Broken Angels (Gollancz SF S.)
by Richard Morgan
Review by John Berlyne
Gollancz Hardcover ISBN/ITEM#: 0575073233
Date: 20 March 2003 List Price £17.99 Amazon US / Amazon UK / Show Official Info /
Altered Carbon, Richard Morgan's debut novel released last year was certainly one of top books of 2002. An astonishing first novel that brushed aside many works by established writers in my personal league table. Essentially a hard-boiled future SF-noir, it was one of those works that fizzled with such energy and verve that to my mind at least it was the embodiment of that ever-to-be-avoided reviewers cliché, "unputdownable". The novel received rave reviews across the board, nominations for awards and, most notably, Morgan sold a movie option to Joel Silver (the guy who produced The Matrix) for a reported million bucks. Not bad for a first novel!
A year on, Gollancz has released Morgan's follow-up novel, Broken Angels, and of course, after all the hype and histrionics over Altered Carbon, we have every right to expect something equally as scintillating for our entertainment.
I use the term "follow-up" rather than "sequel" deliberately. With a sequel, one supposes a continuation of the story, a repeat performance, if you like, but one that moves us on, that takes us to new places but delivers the same kind of thing. The same, but different! The reader (or viewer, because surely the same rules apply to movie sequels) expects to receive the very thing that made him like the first work and is often disappointed when he has to work too hard to find it. At the same time he's irritated if the story is nothing more than a regurgitation of its predecessor. Certainly a hard thing to achieve, it must be quite a conundrum for a writer with a hit on his hands and who (naturally) wants to be recognised as having more than one string to his bow. With Broken Angels, Morgan has opted for something very different from Altered Carbon. From the basic detective story set up of that novel, he has moved us into full scale space opera and though doubtless this is a brave choice, for me at least, the transition is abrupt and alienating.

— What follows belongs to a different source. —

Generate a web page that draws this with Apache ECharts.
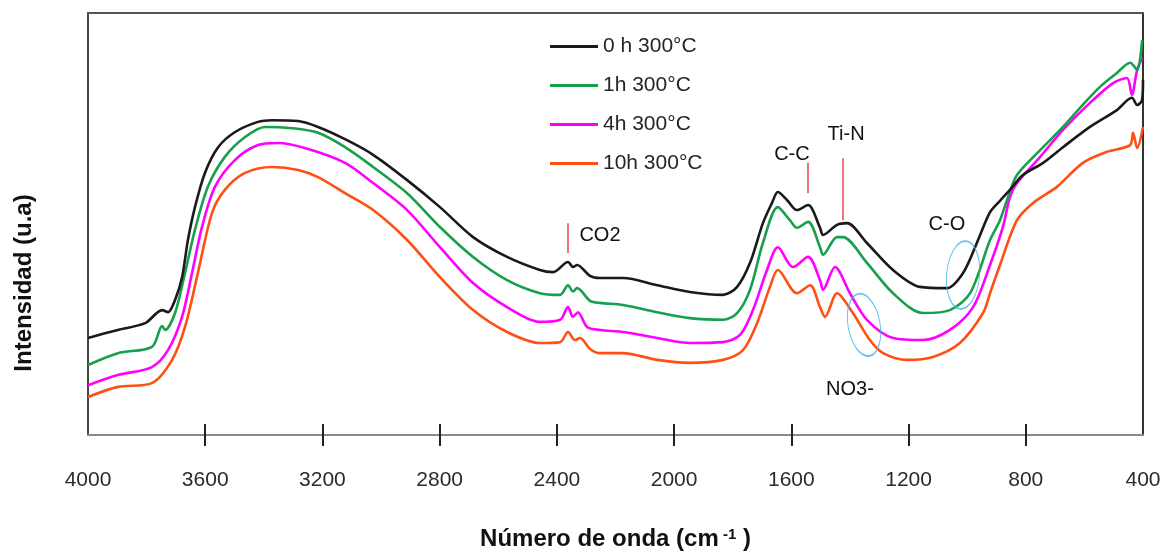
<!DOCTYPE html>
<html>
<head>
<meta charset="utf-8">
<title>Espectros FTIR</title>
<script src="https://cdn.jsdelivr.net/npm/echarts@6/dist/echarts.min.js"></script>
<style>
  html, body { margin: 0; padding: 0; background: #fff; }
  #chart { width: 1163px; height: 552px; }
</style>
</head>
<body>
<div id="chart"></div>
<script>
// Wavenumber ticks (cm^-1), axis runs from 4000 down to 400
const tickValues = [4000, 3600, 3200, 2800, 2400, 2000, 1600, 1200, 800, 400];
// tick marks only between the frame edges
const innerTicks = [3600, 3200, 2800, 2400, 2000, 1600, 1200, 800];

const seriesNames = ['0 h 300°C', '1h 300°C', '4h 300°C', '10h 300°C'];

// [wavenumber, intensity (u.a)] pairs for each heat treatment
const spectrum0h = [
  [4000,23.0],[3898,24.9],[3805,26.5],[3747,29.6],[3727,29.1],[3703,32.0],[3679,37.4],[3659,46.2],
  [3635,54.0],[3601,62.1],[3556,68.2],[3498,71.8],[3420,74.2],[3372,74.6],[3283,74.4],[3215,73.0],
  [3123,70.1],[3027,66.4],[2911,60.4],[2799,54.0],[2686,46.9],[2570,42.2],[2458,39.1],[2413,38.6],
  [2362,41.0],[2345,39.8],[2331,40.3],[2287,37.7],[2253,37.2],[2174,37.2],[2058,35.5],[1946,33.9],
  [1833,33.2],[1785,35.1],[1741,40.8],[1697,50.2],[1666,55.0],[1646,57.6],[1615,55.7],[1581,53.3],
  [1543,54.5],[1502,49.1],[1492,47.4],[1444,49.8],[1410,50.2],[1342,45.5],[1253,39.1],[1161,35.1],
  [1069,34.8],[1014,38.4],[967,45.5],[922,52.8],[888,55.5],[854,58.1],[810,61.6],[741,64.5],
  [673,68.2],[581,73.0],[489,77.0],[438,79.9],[420,78.2],[403,79.4],[400,84.1]
];
const spectrum1h = [
  [4000,16.6],[3898,19.4],[3782,20.9],[3747,25.8],[3737,24.9],[3703,28.9],[3669,38.4],[3635,48.6],
  [3591,58.8],[3533,65.9],[3464,70.6],[3396,73.0],[3304,72.7],[3215,71.6],[3123,68.2],[3027,63.5],
  [2911,57.3],[2799,49.3],[2686,42.2],[2570,36.7],[2458,33.6],[2389,33.2],[2362,35.5],[2345,34.0],
  [2331,34.8],[2287,31.8],[2253,31.3],[2174,30.8],[2058,29.1],[1946,27.7],[1833,27.3],[1785,28.9],
  [1741,34.4],[1697,45.5],[1646,54.0],[1605,50.9],[1581,49.1],[1543,50.5],[1502,44.5],[1492,42.7],
  [1444,46.9],[1424,46.9],[1342,40.8],[1253,33.6],[1151,28.9],[1059,29.6],[990,33.6],[922,46.2],
  [888,50.9],[864,55.7],[830,61.6],[751,67.5],[673,73.0],[615,77.5],[547,82.5],[489,85.8],
  [444,88.2],[420,86.5],[403,93.6]
];
const spectrum4h = [
  [4000,11.8],[3898,14.2],[3782,16.1],[3727,20.1],[3679,28.0],[3645,38.4],[3611,49.3],[3567,58.8],
  [3498,65.2],[3420,68.7],[3352,69.2],[3260,68.0],[3123,64.5],[3027,59.7],[2911,53.3],[2799,44.5],
  [2686,36.0],[2570,30.3],[2458,26.8],[2389,27.3],[2362,30.3],[2345,28.0],[2328,29.1],[2297,25.6],
  [2253,24.9],[2174,24.4],[2058,23.0],[1946,21.8],[1833,22.0],[1775,23.7],[1731,29.6],[1683,39.1],
  [1646,44.5],[1594,39.8],[1543,42.2],[1502,36.7],[1492,34.4],[1451,39.8],[1400,33.6],[1342,27.3],
  [1253,23.0],[1151,22.5],[1059,24.9],[980,30.3],[922,40.3],[878,49.3],[854,56.4],[830,59.7],
  [751,65.9],[673,72.3],[581,78.7],[502,83.4],[455,84.6],[438,80.6],[420,86.5],[403,89.3]
];
const spectrum10h = [
  [4000,9.0],[3898,11.4],[3782,12.3],[3713,17.8],[3669,25.6],[3625,38.4],[3577,52.6],[3533,58.1],
  [3464,62.1],[3372,63.5],[3283,62.8],[3215,61.1],[3123,57.3],[3027,53.3],[2911,46.2],[2799,37.4],
  [2686,29.6],[2570,24.4],[2458,21.8],[2389,22.0],[2362,24.4],[2338,22.5],[2321,23.0],[2287,20.4],
  [2253,19.4],[2174,19.4],[2058,17.8],[1946,17.1],[1833,17.8],[1765,20.1],[1717,26.5],[1673,35.1],
  [1646,39.1],[1581,33.6],[1536,35.5],[1502,30.3],[1485,28.0],[1444,33.6],[1390,28.9],[1332,22.5],
  [1287,19.4],[1205,17.8],[1117,18.5],[1025,21.8],[946,28.9],[922,33.6],[888,40.3],[830,50.9],
  [775,55.0],[694,58.8],[605,64.5],[523,67.1],[444,68.7],[434,71.6],[420,68.0],[400,73.0]
];

// Band assignments: label text and where it sits [wavenumber, intensity]
const bandLabels = ['CO2', 'C-C', 'Ti-N', 'C-O', 'NO3-'];
const bandLabelPos = [[2253, 47.2], [1598, 66.4], [1413, 71.1], [1069, 49.8], [1400, 10.9]];
// Red marker bars: [wavenumber, lower intensity, upper intensity]
const bandMarkers = [[2362, 43.1, 50.2], [1543, 57.3, 64.5], [1424, 50.9, 65.6]];
// Highlighted regions (ellipses): centre [wavenumber, intensity]
const bandRegions = [[1014, 37.9], [1352, 26.1]];

const colors = ['#1a1a1a', '#17a04b', '#ff00ff', '#ff4f14'];
const spectra = [spectrum0h, spectrum1h, spectrum4h, spectrum10h];

const chart = echarts.init(document.getElementById('chart'), null, { renderer: 'canvas' });

const FONT = 'Liberation Sans';

const lineSeries = spectra.map((d, i) => ({
  name: seriesNames[i],
  type: 'line',
  data: d,
  xAxisIndex: 0,
  yAxisIndex: 0,
  showSymbol: false,
  symbol: 'none',
  smooth: 0.3,
  lineStyle: { color: colors[i], width: 2.6 },
  itemStyle: { color: colors[i] },
  z: 5 - i,
  silent: true
}));

// marker bars hang off the first spectrum as markLines
lineSeries[0].markLine = {
  silent: true,
  symbol: ['none', 'none'],
  label: { show: false },
  lineStyle: { color: '#e8505b', width: 1.6, type: 'solid' },
  data: bandMarkers.map(m => [{ coord: [m[0], m[1]] }, { coord: [m[0], m[2]] }])
};

const tickStyle = { color: '#222', width: 2 };

const option = {
  animation: false,
  backgroundColor: '#fff',
  textStyle: { fontFamily: FONT },
  grid: { left: 88, right: 20, top: 13, bottom: 117, containLabel: false, outerBoundsMode: 'none' },
  legend: {
    data: seriesNames,
    orient: 'vertical',
    left: 550,
    top: 36,
    padding: 0,
    itemGap: 18,
    itemWidth: 48,
    itemHeight: 3,
    icon: 'rect',
    textStyle: { fontFamily: FONT, fontSize: 21, color: '#262626' }
  },
  xAxis: [
    {
      type: 'value', position: 'bottom', inverse: true,
      min: 400, max: 4000, interval: 400,
      axisLine: { show: true, lineStyle: { color: '#8a8a8a', width: 2 } },
      axisTick: { show: true, inside: false, length: 11, customValues: innerTicks, lineStyle: tickStyle },
      axisLabel: {
        show: true, customValues: tickValues,
        formatter: v => String(v),
        fontFamily: FONT, fontSize: 21, color: '#2b2b2b', margin: 35
      },
      splitLine: { show: false },
      name: '{t|Número de onda (cm}{s| -1}{t| )}',
      nameLocation: 'middle',
      nameGap: 92,
      nameTextStyle: {
        rich: {
          t: { fontFamily: FONT, fontSize: 24, fontWeight: 'bold', color: '#111' },
          s: { fontFamily: FONT, fontSize: 15, fontWeight: 'bold', color: '#111', verticalAlign: 'top', padding: [0, 0, 10, 0] }
        }
      }
    },
    {
      type: 'value', position: 'bottom', inverse: true,
      min: 400, max: 4000, interval: 400,
      axisLine: { show: false },
      axisTick: { show: true, inside: true, length: 11, customValues: innerTicks, lineStyle: tickStyle },
      axisLabel: { show: false },
      splitLine: { show: false }
    },
    {
      type: 'value', position: 'top', inverse: true,
      min: 400, max: 4000,
      axisLine: { show: true, lineStyle: { color: '#555', width: 2 } },
      axisTick: { show: false }, axisLabel: { show: false }, splitLine: { show: false }
    }
  ],
  yAxis: [
    {
      type: 'value', position: 'left', min: 0, max: 100,
      axisLine: { show: true, lineStyle: { color: '#444', width: 2 } },
      axisTick: { show: false }, axisLabel: { show: false }, splitLine: { show: false }
    },
    {
      type: 'value', position: 'right', min: 0, max: 100,
      axisLine: { show: true, lineStyle: { color: '#333', width: 2 } },
      axisTick: { show: false }, axisLabel: { show: false }, splitLine: { show: false }
    }
  ],
  graphic: [
    {
      type: 'text',
      x: 24, y: 283,
      rotation: Math.PI / 2,
      style: {
        text: 'Intensidad (u.a)',
        fontFamily: FONT, fontSize: 24, fontWeight: 'bold', fill: '#111',
        align: 'center', verticalAlign: 'middle'
      }
    }
  ],
  series: lineSeries.concat([
    {
      name: 'bandas',
      type: 'scatter',
      silent: true,
      data: bandLabels.map((t, i) => ({ name: t, value: bandLabelPos[i] })),
      symbolSize: 1,
      itemStyle: { color: 'rgba(0,0,0,0)' },
      label: {
        show: true, position: 'inside', formatter: '{b}',
        fontFamily: FONT, fontSize: 20, color: '#111', opacity: 1
      },
      z: 10
    },
    {
      name: 'regiones',
      type: 'scatter',
      silent: true,
      data: bandRegions.map((c, i) => ({
        value: c,
        symbolSize: i === 0 ? [33, 68] : [32, 63],
        symbolRotate: i === 0 ? -5 : 10
      })),
      symbol: 'circle',
      itemStyle: { color: 'rgba(0,0,0,0)', borderColor: '#3fb4e8', borderWidth: 1.3 },
      z: 10
    }
  ])
};

chart.setOption(option);
</script>
</body>
</html>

Takeshi Kovacs' military roots were alluded to explicitly in Altered Carbon. Now he is back with soldiers and blasters and troop carriers, fighting as a mercenary in dirty war to put down a rebellion on one of the Protectorates far flung planets. He is roped into to a covert operation to recover a startling piece of Martian archaeology, a ship located on the other side of a hyperspacial gate. Such an artifact would be worth countless millions to the Corporations that run society and so Kovacs and his partners, one of whom is an archaeology expert in Martian finds, approach such a company and are hired by Matthias Hand, to act on the company's behalf. This is dangerous ground for Kovacs competitors will stop at nothing to get their hands on the ship but the rewards will more than adequately compensate the risks.
The problem is that the gate happens to be located in the middle of a war zone and to get to it, Kovacs needs to gather a team of hard-assed mercenaries together to get him and his team through. Suffice it to say, with many twists and turns, betrayals and deaths along the way, Kovacs and the grunts make it through to the gate and discover the ship contains more than they bargained for.
So, does Broken Angels work? Hmmmm, kinda! Kovacs, our hero here, is the same cold hearted pragmatic killer that he was previously, but where his dry wit and shocking capacity for violence were one of the central engines that drove the previous novel, here, in an environment peopled almost exclusively by other hard cases, he loses the individual clarity and sharpness that made him such an effective protagonist in Altered Carbon. Broken Angels is full (perhaps too full) of grunt soldiers flinging concussion grenades and one liners at each other. It's hard to keep track of who is who after a while.
This environmental change for both protagonist and reader is key as to why Broken Angels is less intrinsically interesting than its predecessor. It is almost as if the grander scale of the piece dissipates the drive of the novel. That said, the central concept of Altered Carbon, that of "resleeving human" consciousness into a new body, is still key, and Morgan squeezes a little more juice from the idea. The team of grunts under Kovacs' command must work in the fall out of a recent nuclear explosion. They know they are doomed to die within days, but to them, this merely means their bodies rather than themselves. The concept remains versatile and intriguing, but, unlike in Altered Carbon, here is relegated to setting rather than situation. By the same token, the mysterious alien artifact theme didn't do it for me. As a mainstay plot device of the genre, I couldn't help thinking that I wasn't seeing anything new here.
It is clear from both of his novels that Morgan is a very intelligent and highly moral writer. His views on corporate monsters insidiously taking over our lives are clearly drawn throughout the narrative. Likewise, this is a writer who understands how to say "War is Bad" without haranguing the reader and at the same time acknowledges that war is one of the main components for pushing the technology level of society up a few notches on the evolutionary ladder. It is a carefully considered and persuasive argument.
For all the philosophy of Broken Angels though, it does lack the edginess and energy of Altered Carbon and I didn't think it half as good. Morgan, however, remains a writer to watch carefully the next book will be the clincher.